Work to complete: In the material below, please retype the lines from the very first through the one with "plt.rcParams['font.family'] = ['Liberation", exactly and without pictures.
##### Information supplied #####
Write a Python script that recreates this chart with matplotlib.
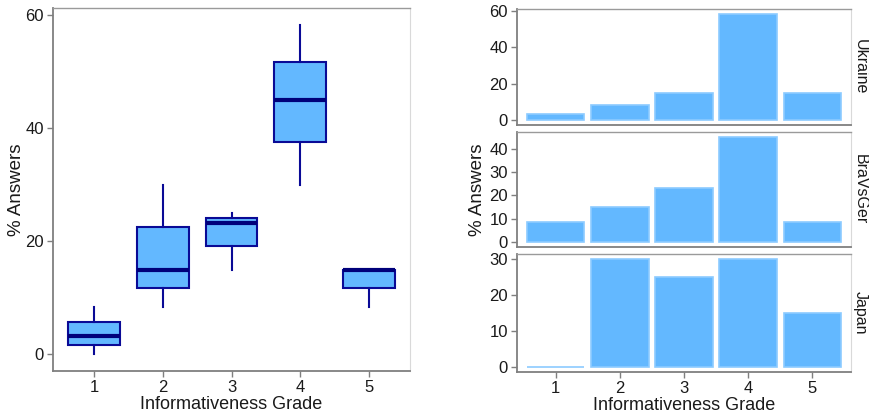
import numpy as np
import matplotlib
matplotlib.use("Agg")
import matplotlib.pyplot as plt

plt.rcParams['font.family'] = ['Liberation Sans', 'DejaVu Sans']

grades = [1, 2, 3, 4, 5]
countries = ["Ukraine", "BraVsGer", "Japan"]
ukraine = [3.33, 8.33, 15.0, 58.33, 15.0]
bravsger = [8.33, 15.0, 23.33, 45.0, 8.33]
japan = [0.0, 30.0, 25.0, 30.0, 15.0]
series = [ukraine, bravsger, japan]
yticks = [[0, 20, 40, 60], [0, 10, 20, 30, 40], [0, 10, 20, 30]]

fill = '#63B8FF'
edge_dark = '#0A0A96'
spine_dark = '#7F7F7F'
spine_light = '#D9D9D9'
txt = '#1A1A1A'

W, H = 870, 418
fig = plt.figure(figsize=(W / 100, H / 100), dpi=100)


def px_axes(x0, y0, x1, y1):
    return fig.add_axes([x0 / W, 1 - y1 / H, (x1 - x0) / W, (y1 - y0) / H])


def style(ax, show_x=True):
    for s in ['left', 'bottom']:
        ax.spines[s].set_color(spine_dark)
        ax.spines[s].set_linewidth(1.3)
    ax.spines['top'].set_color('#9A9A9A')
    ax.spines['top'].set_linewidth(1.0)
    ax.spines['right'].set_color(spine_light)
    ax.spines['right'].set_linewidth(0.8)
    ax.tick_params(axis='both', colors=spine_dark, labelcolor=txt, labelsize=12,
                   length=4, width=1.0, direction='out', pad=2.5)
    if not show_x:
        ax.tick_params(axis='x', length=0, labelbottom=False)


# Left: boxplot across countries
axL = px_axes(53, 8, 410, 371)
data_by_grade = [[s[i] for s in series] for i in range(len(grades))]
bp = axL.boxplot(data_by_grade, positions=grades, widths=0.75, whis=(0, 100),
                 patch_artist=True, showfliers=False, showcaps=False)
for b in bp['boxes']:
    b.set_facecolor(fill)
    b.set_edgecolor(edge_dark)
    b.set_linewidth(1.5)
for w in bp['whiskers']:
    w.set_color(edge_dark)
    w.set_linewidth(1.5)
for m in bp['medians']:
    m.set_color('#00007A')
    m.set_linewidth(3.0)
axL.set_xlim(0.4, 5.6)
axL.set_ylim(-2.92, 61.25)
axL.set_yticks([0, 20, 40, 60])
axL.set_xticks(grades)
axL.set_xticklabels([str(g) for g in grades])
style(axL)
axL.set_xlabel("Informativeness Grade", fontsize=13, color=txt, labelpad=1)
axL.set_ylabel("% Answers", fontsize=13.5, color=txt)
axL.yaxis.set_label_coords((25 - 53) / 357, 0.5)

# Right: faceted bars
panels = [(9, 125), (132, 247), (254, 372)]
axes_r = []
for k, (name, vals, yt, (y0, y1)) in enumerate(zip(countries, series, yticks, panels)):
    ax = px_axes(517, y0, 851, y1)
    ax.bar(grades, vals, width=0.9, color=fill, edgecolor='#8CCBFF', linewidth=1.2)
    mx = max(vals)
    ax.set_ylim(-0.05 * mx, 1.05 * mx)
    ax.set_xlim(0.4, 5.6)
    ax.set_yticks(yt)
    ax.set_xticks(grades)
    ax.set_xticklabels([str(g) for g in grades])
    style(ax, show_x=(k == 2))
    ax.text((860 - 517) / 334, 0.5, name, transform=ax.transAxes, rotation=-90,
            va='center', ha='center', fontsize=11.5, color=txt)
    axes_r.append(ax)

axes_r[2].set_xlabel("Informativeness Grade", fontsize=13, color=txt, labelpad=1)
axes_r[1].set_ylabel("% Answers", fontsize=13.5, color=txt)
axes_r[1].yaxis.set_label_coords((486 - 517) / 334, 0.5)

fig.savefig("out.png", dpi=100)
#####
Result:
Write a Python script that recreates this chart with matplotlib.
import numpy as np
import matplotlib
matplotlib.use("Agg")
import matplotlib.pyplot as plt

plt.rcParams['font.family'] = ['Liberation Sans', 'DejaVu Sans']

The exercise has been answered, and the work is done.